:: Source excerpt ::
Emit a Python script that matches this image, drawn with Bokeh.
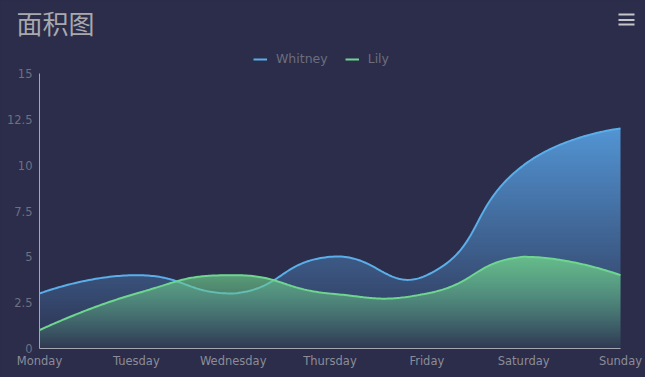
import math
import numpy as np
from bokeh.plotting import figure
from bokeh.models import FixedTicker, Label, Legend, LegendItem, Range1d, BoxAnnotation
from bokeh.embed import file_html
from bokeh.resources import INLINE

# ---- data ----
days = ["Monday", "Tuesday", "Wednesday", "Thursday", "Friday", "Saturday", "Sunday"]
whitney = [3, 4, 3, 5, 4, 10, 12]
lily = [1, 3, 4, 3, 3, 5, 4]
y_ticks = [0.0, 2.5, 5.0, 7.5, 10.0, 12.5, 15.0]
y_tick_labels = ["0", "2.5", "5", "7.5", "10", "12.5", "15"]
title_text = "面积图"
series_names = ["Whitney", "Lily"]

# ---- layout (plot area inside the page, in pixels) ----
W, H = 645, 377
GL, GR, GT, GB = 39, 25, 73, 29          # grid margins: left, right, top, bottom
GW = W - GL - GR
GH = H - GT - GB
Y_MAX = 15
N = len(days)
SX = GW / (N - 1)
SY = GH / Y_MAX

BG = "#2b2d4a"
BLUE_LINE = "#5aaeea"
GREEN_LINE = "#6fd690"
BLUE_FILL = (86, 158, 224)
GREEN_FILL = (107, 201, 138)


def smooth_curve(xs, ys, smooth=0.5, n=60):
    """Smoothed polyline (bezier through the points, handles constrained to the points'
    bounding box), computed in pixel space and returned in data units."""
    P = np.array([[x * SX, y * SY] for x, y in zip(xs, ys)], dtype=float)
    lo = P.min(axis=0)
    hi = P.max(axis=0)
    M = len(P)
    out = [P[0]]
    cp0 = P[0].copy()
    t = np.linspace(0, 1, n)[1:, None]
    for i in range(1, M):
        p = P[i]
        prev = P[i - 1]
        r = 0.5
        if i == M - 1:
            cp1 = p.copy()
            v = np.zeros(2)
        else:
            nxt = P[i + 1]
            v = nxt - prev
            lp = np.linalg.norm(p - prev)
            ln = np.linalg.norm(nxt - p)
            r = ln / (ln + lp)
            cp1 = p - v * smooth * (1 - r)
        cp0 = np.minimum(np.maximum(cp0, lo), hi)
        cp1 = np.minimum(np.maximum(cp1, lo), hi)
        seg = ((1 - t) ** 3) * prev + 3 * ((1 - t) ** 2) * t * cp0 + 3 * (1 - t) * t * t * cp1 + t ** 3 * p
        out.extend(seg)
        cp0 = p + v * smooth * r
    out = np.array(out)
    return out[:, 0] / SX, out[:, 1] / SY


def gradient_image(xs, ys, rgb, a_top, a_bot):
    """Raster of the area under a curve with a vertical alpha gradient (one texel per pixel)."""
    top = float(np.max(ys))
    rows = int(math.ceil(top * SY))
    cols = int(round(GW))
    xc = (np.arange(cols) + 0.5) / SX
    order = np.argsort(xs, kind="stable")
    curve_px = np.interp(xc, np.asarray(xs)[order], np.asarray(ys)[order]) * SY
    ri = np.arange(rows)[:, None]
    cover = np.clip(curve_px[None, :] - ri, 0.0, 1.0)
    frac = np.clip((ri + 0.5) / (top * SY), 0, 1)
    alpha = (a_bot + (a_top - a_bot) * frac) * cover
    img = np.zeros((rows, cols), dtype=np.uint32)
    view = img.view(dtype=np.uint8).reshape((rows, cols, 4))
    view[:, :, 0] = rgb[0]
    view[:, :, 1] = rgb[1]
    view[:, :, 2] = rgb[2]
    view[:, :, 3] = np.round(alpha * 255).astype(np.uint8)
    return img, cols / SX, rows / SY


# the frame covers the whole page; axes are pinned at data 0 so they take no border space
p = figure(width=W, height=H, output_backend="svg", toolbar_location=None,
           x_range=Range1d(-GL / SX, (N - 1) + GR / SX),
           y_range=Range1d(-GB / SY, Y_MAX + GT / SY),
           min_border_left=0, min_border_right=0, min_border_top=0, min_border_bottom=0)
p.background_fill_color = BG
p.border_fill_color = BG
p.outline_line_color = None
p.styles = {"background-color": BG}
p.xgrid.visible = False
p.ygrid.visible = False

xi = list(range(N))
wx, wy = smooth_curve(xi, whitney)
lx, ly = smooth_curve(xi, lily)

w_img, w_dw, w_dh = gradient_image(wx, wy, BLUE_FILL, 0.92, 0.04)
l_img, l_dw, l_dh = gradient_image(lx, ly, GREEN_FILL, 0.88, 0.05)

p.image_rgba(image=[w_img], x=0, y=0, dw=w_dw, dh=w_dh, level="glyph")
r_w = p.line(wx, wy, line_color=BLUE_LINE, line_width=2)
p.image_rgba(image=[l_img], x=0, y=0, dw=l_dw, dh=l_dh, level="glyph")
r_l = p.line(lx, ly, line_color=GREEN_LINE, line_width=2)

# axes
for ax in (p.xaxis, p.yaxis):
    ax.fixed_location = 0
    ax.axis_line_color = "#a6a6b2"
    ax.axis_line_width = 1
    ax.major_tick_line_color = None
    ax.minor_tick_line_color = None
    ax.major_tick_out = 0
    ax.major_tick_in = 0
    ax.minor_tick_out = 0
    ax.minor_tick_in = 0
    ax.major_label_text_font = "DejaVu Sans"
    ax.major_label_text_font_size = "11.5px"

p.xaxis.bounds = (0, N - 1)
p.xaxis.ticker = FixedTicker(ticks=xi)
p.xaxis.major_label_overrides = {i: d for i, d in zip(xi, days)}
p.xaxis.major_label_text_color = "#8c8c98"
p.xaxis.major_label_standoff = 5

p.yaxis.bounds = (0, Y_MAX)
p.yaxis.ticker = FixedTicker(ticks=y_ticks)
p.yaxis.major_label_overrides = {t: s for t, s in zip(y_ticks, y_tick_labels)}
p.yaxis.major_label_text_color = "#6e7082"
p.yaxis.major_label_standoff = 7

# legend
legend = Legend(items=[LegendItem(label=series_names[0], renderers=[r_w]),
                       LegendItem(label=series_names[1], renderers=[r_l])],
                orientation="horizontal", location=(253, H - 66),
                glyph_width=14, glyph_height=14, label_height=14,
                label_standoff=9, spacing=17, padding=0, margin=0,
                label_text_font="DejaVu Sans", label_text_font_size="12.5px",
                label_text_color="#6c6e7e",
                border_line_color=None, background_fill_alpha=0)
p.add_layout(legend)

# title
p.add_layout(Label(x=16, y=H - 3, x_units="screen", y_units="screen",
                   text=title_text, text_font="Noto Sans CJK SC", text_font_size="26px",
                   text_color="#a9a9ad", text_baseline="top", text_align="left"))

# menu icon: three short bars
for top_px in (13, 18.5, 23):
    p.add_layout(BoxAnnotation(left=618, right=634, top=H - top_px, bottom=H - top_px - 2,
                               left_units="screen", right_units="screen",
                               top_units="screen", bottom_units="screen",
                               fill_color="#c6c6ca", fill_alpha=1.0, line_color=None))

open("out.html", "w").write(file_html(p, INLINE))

:: Given problem ::
Quote all the lines above exactly as given. Do not include the pictures.

:: Complete output ::
Emit a Python script that matches this image, drawn with Bokeh.
import math
import numpy as np
from bokeh.plotting import figure
from bokeh.models import FixedTicker, Label, Legend, LegendItem, Range1d, BoxAnnotation
from bokeh.embed import file_html
from bokeh.resources import INLINE

# ---- data ----
days = ["Monday", "Tuesday", "Wednesday", "Thursday", "Friday", "Saturday", "Sunday"]
whitney = [3, 4, 3, 5, 4, 10, 12]
lily = [1, 3, 4, 3, 3, 5, 4]
y_ticks = [0.0, 2.5, 5.0, 7.5, 10.0, 12.5, 15.0]
y_tick_labels = ["0", "2.5", "5", "7.5", "10", "12.5", "15"]
title_text = "面积图"
series_names = ["Whitney", "Lily"]

# ---- layout (plot area inside the page, in pixels) ----
W, H = 645, 377
GL, GR, GT, GB = 39, 25, 73, 29          # grid margins: left, right, top, bottom
GW = W - GL - GR
GH = H - GT - GB
Y_MAX = 15
N = len(days)
SX = GW / (N - 1)
SY = GH / Y_MAX

BG = "#2b2d4a"
BLUE_LINE = "#5aaeea"
GREEN_LINE = "#6fd690"
BLUE_FILL = (86, 158, 224)
GREEN_FILL = (107, 201, 138)


def smooth_curve(xs, ys, smooth=0.5, n=60):
    """Smoothed polyline (bezier through the points, handles constrained to the points'
    bounding box), computed in pixel space and returned in data units."""
    P = np.array([[x * SX, y * SY] for x, y in zip(xs, ys)], dtype=float)
    lo = P.min(axis=0)
    hi = P.max(axis=0)
    M = len(P)
    out = [P[0]]
    cp0 = P[0].copy()
    t = np.linspace(0, 1, n)[1:, None]
    for i in range(1, M):
        p = P[i]
        prev = P[i - 1]
        r = 0.5
        if i == M - 1:
            cp1 = p.copy()
            v = np.zeros(2)
        else:
            nxt = P[i + 1]
            v = nxt - prev
            lp = np.linalg.norm(p - prev)
            ln = np.linalg.norm(nxt - p)
            r = ln / (ln + lp)
            cp1 = p - v * smooth * (1 - r)
        cp0 = np.minimum(np.maximum(cp0, lo), hi)
        cp1 = np.minimum(np.maximum(cp1, lo), hi)
        seg = ((1 - t) ** 3) * prev + 3 * ((1 - t) ** 2) * t * cp0 + 3 * (1 - t) * t * t * cp1 + t ** 3 * p
        out.extend(seg)
        cp0 = p + v * smooth * r
    out = np.array(out)
    return out[:, 0] / SX, out[:, 1] / SY


def gradient_image(xs, ys, rgb, a_top, a_bot):
    """Raster of the area under a curve with a vertical alpha gradient (one texel per pixel)."""
    top = float(np.max(ys))
    rows = int(math.ceil(top * SY))
    cols = int(round(GW))
    xc = (np.arange(cols) + 0.5) / SX
    order = np.argsort(xs, kind="stable")
    curve_px = np.interp(xc, np.asarray(xs)[order], np.asarray(ys)[order]) * SY
    ri = np.arange(rows)[:, None]
    cover = np.clip(curve_px[None, :] - ri, 0.0, 1.0)
    frac = np.clip((ri + 0.5) / (top * SY), 0, 1)
    alpha = (a_bot + (a_top - a_bot) * frac) * cover
    img = np.zeros((rows, cols), dtype=np.uint32)
    view = img.view(dtype=np.uint8).reshape((rows, cols, 4))
    view[:, :, 0] = rgb[0]
    view[:, :, 1] = rgb[1]
    view[:, :, 2] = rgb[2]
    view[:, :, 3] = np.round(alpha * 255).astype(np.uint8)
    return img, cols / SX, rows / SY


# the frame covers the whole page; axes are pinned at data 0 so they take no border space
p = figure(width=W, height=H, output_backend="svg", toolbar_location=None,
           x_range=Range1d(-GL / SX, (N - 1) + GR / SX),
           y_range=Range1d(-GB / SY, Y_MAX + GT / SY),
           min_border_left=0, min_border_right=0, min_border_top=0, min_border_bottom=0)
p.background_fill_color = BG
p.border_fill_color = BG
p.outline_line_color = None
p.styles = {"background-color": BG}
p.xgrid.visible = False
p.ygrid.visible = False

xi = list(range(N))
wx, wy = smooth_curve(xi, whitney)
lx, ly = smooth_curve(xi, lily)

w_img, w_dw, w_dh = gradient_image(wx, wy, BLUE_FILL, 0.92, 0.04)
l_img, l_dw, l_dh = gradient_image(lx, ly, GREEN_FILL, 0.88, 0.05)

p.image_rgba(image=[w_img], x=0, y=0, dw=w_dw, dh=w_dh, level="glyph")
r_w = p.line(wx, wy, line_color=BLUE_LINE, line_width=2)
p.image_rgba(image=[l_img], x=0, y=0, dw=l_dw, dh=l_dh, level="glyph")
r_l = p.line(lx, ly, line_color=GREEN_LINE, line_width=2)

# axes
for ax in (p.xaxis, p.yaxis):
    ax.fixed_location = 0
    ax.axis_line_color = "#a6a6b2"
    ax.axis_line_width = 1
    ax.major_tick_line_color = None
    ax.minor_tick_line_color = None
    ax.major_tick_out = 0
    ax.major_tick_in = 0
    ax.minor_tick_out = 0
    ax.minor_tick_in = 0
    ax.major_label_text_font = "DejaVu Sans"
    ax.major_label_text_font_size = "11.5px"

p.xaxis.bounds = (0, N - 1)
p.xaxis.ticker = FixedTicker(ticks=xi)
p.xaxis.major_label_overrides = {i: d for i, d in zip(xi, days)}
p.xaxis.major_label_text_color = "#8c8c98"
p.xaxis.major_label_standoff = 5

p.yaxis.bounds = (0, Y_MAX)
p.yaxis.ticker = FixedTicker(ticks=y_ticks)
p.yaxis.major_label_overrides = {t: s for t, s in zip(y_ticks, y_tick_labels)}
p.yaxis.major_label_text_color = "#6e7082"
p.yaxis.major_label_standoff = 7

# legend
legend = Legend(items=[LegendItem(label=series_names[0], renderers=[r_w]),
                       LegendItem(label=series_names[1], renderers=[r_l])],
                orientation="horizontal", location=(253, H - 66),
                glyph_width=14, glyph_height=14, label_height=14,
                label_standoff=9, spacing=17, padding=0, margin=0,
                label_text_font="DejaVu Sans", label_text_font_size="12.5px",
                label_text_color="#6c6e7e",
                border_line_color=None, background_fill_alpha=0)
p.add_layout(legend)

# title
p.add_layout(Label(x=16, y=H - 3, x_units="screen", y_units="screen",
                   text=title_text, text_font="Noto Sans CJK SC", text_font_size="26px",
                   text_color="#a9a9ad", text_baseline="top", text_align="left"))

# menu icon: three short bars
for top_px in (13, 18.5, 23):
    p.add_layout(BoxAnnotation(left=618, right=634, top=H - top_px, bottom=H - top_px - 2,
                               left_units="screen", right_units="screen",
                               top_units="screen", bottom_units="screen",
                               fill_color="#c6c6ca", fill_alpha=1.0, line_color=None))

open("out.html", "w").write(file_html(p, INLINE))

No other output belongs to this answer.